Being anal might help in the peer-reviewing process but I'd say it is a bit backward

7. Jun 29, 2012

### autobot.d

Sorry about that, water = moisture, typo. They are all percentages and I had the same problem is that is does not make sense to make a linear equation out of something that should all add up to 100 percent. The problem is that protein is not measured but the other things are so I am thinking a better way to find out protein content is to see how accurate the measurements are then make a confidence interval of what the protein could be.

I really appreciate the responses and sorry for not being clear in my original post. Thanks!

8. Jun 29, 2012

### autobot.d

Does this make sense? Since the equation is

Protein + Water + Fat ~= 96% of total milk weight (the total is the average from data)

Hypothesis test:

H0 := (Water + Fat) - Protein = 45.1 (average difference obtained from data)
H1 := (Water + Fat) - Protein != 45.1

Does this seem like a more appropriate test? It does to me so any criticism would be most appreciated. Thanks!

9. Jun 29, 2012

### SW VandeCarr

10. Jun 29, 2012

### autobot.d

Well in this case the error term would come from the measuring device which in our case can safely be assumed to be ε~NID(0,σ)

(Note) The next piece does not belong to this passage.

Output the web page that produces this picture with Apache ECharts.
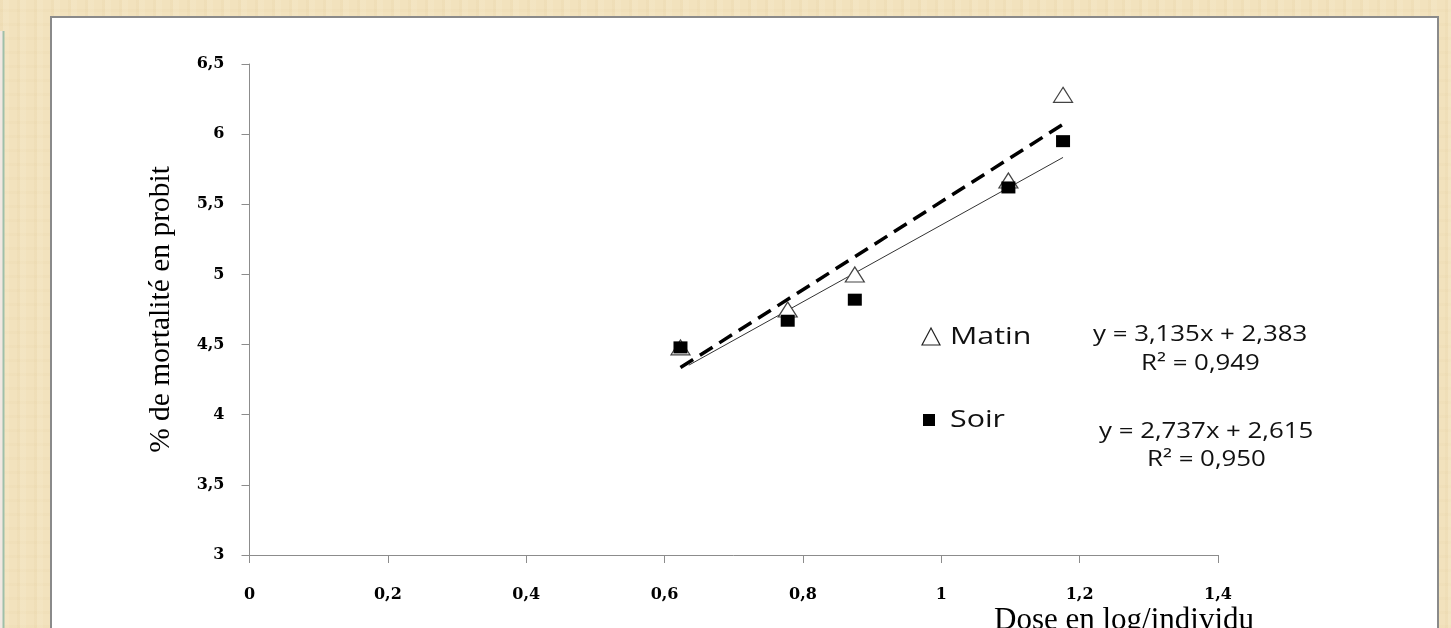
<!DOCTYPE html>
<html>
<head>
<meta charset="utf-8">
<script src="https://cdn.jsdelivr.net/npm/echarts@6/dist/echarts.min.js"></script>
<style>
  html, body { margin: 0; padding: 0; }
  body {
    width: 1451px; height: 628px; overflow: hidden;
    background-color: #f2e2bd;
    background-image:
      repeating-linear-gradient(90deg, rgba(205,175,115,0.07) 0px, rgba(205,175,115,0.07) 3px, rgba(255,250,235,0.10) 3px, rgba(255,250,235,0.10) 9px, transparent 9px, transparent 17px),
      repeating-linear-gradient(0deg, rgba(205,175,115,0.05) 0px, rgba(205,175,115,0.05) 3px, transparent 3px, transparent 14px);
  }
  #chart { width: 1451px; height: 628px; }
</style>
</head>
<body>
<div id="chart"></div>
<script>
// ---- data ----
const doses = [0.623, 0.778, 0.875, 1.097, 1.176];          // Dose en log/individu
const matinValues = [4.48, 4.75, 5.00, 5.67, 6.28];         // probit, matin
const soirValues  = [4.48, 4.67, 4.82, 5.62, 5.95];         // probit, soir
const matinFitX = [0.623, 1.176];
const matinFitY = [4.336, 6.070];                           // y = 3,135x + 2,383
const soirFitX  = [0.635, 1.176];
const soirFitY  = [4.353, 5.834];                           // y = 2,737x + 2,615
const xTicks = [0, 0.2, 0.4, 0.6, 0.8, 1, 1.2, 1.4];
const xTickLabels = ['0', '0,2', '0,4', '0,6', '0,8', '1', '1,2', '1,4'];
const yTicks = [3, 3.5, 4, 4.5, 5, 5.5, 6, 6.5];
const yTickLabels = ['3', '3,5', '4', '4,5', '5', '5,5', '6', '6,5'];
const seriesNames = ['Matin', 'Soir'];
const equationTexts = ['y = 3,135x + 2,383', 'R\u00b2 = 0,949', 'y = 2,737x + 2,615', 'R\u00b2 = 0,950'];

function lookup(ticks, labels, v) {
  for (let i = 0; i < ticks.length; i++) if (Math.abs(ticks[i] - v) < 1e-6) return labels[i];
  return '';
}
const zip = (xs, ys) => xs.map((x, i) => [x, ys[i]]);

const chart = echarts.init(document.getElementById('chart'), null, { renderer: 'canvas' });

const axisCommon = {
  axisLine: { show: true, lineStyle: { color: '#8c8c8c', width: 1 } },
  axisTick: { show: true, inside: false, length: 8, lineStyle: { color: '#8c8c8c', width: 1 } },
  splitLine: { show: false },
};

const annFont = "'Open Sans', 'DejaVu Sans', sans-serif";
function annText(str, x, y, size, sx) {
  return {
    type: 'text', x: x, y: y, scaleX: sx, scaleY: 1, z: 10,
    style: { text: str, x: 0, y: 0, fill: '#111', font: size + 'px ' + annFont,
             textAlign: 'left', textVerticalAlign: 'middle', align: 'left', verticalAlign: 'middle' }
  };
}

chart.setOption({
  backgroundColor: 'transparent',
  animation: false,
  grid: { left: 249.5, right: 233, top: 64, bottom: 73, containLabel: false, outerBoundsMode: 'none' },
  xAxis: Object.assign({
    type: 'value', min: 0, max: 1.4, interval: 0.2,
    name: 'Dose en log/individu', nameLocation: 'end', nameGap: -224,
    nameTextStyle: { fontFamily: "'Liberation Serif', 'Times New Roman', serif", fontSize: 31, color: '#000',
                     align: 'left', verticalAlign: 'top', padding: [50, 0, 0, 0] },
    axisLabel: { margin: 32, color: '#000', fontFamily: "'DejaVu Serif', serif", fontWeight: 'bold', fontSize: 16,
                 formatter: v => lookup(xTicks, xTickLabels, v) }
  }, axisCommon),
  yAxis: Object.assign({
    type: 'value', min: 3, max: 6.5, interval: 0.5,
    name: '% de mortalité en probit', nameLocation: 'middle', nameGap: 73, nameRotate: 90,
    nameTextStyle: { fontFamily: "'Liberation Serif', 'Times New Roman', serif", fontSize: 29.5, color: '#000' },
    axisLabel: { margin: 25, color: '#000', fontFamily: "'DejaVu Serif', serif", fontWeight: 'bold', fontSize: 16,
                 formatter: v => lookup(yTicks, yTickLabels, v) }
  }, axisCommon),
  series: [
    {
      name: seriesNames[0] + ' (tendance)', type: 'line', data: zip(matinFitX, matinFitY),
      symbol: 'none', z: 3,
      lineStyle: { color: '#000', width: 3.5, type: [15, 8] }
    },
    {
      name: seriesNames[1] + ' (tendance)', type: 'line', data: zip(soirFitX, soirFitY),
      symbol: 'none', z: 3,
      lineStyle: { color: '#333', width: 1, type: 'solid' }
    },
    {
      name: seriesNames[0], type: 'scatter', data: zip(doses, matinValues),
      symbol: 'triangle', symbolSize: [19, 15], z: 4,
      itemStyle: { color: '#ffffff', borderColor: '#444', borderWidth: 1.2, opacity: 1 }
    },
    {
      name: seriesNames[1], type: 'scatter', data: zip(doses, soirValues),
      symbol: 'rect', symbolSize: [14, 12], z: 5,
      itemStyle: { color: '#000', opacity: 1 }
    }
  ],
  graphic: {
    elements: [
      // left strip of an underlying slide
      { type: 'rect', z: -20, shape: { x: 0, y: 31, width: 3, height: 620 }, style: { fill: '#f1e8e2' } },
      { type: 'line', z: -19, shape: { x1: 3.5, y1: 31, x2: 3.5, y2: 640 }, style: { stroke: '#9fbfa9', lineWidth: 2 } },
      // white chart panel
      { type: 'rect', z: -10, shape: { x: 51, y: 17, width: 1387, height: 700 },
        style: { fill: '#ffffff', stroke: '#8a8a8a', lineWidth: 2 } },
      // legend (hand-made text boxes in the original)
      { type: 'polygon', z: 10, shape: { points: [[931, 328], [922, 345], [940, 345]] },
        style: { fill: '#fff', stroke: '#222', lineWidth: 1.2 } },
      annText(seriesNames[0], 950, 337, 23, 1.32),
      { type: 'rect', z: 10, shape: { x: 923, y: 414, width: 12, height: 12 }, style: { fill: '#000' } },
      annText(seriesNames[1], 950, 420, 23, 1.32),
      annText(equationTexts[0], 1093, 335, 21, 1.23),
      annText(equationTexts[1], 1141, 364, 21, 1.23),
      annText(equationTexts[2], 1099, 432, 21, 1.23),
      annText(equationTexts[3], 1147, 460, 21, 1.23)
    ]
  }
});
</script>
</body>
</html>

so the equation would look like

protein = β + water*γ + fat*δ + ε

Again, to me it still seems like a regression on this might be inappropriate since

protein + water + fat + ε ~= 96%

b/c then the equation should just be

protein = 96% - water - fat + ε
just constants and an error term without a linear term. Thanks for the help. I think one little push and I will understand this. Thanks.
(Also, I am a mathematician just more pure mathematics now getting masters in applied math if that helps...)

11. Jun 29, 2012

### haruspex

Perhaps it's a question of systematic errors versus random ones. E.g. the analysis might reveal that when the water content is high the fat content tends to be overestimated. If so, [1] would yield a better estimate of protein than would [2].

12. Jun 29, 2012

### autobot.d

Thank you so much haruspex for sticking with me. I think you are on to something and I will spend tonight studying the difference and maybe have a more well formed question tomorrow. Thanks again everybody!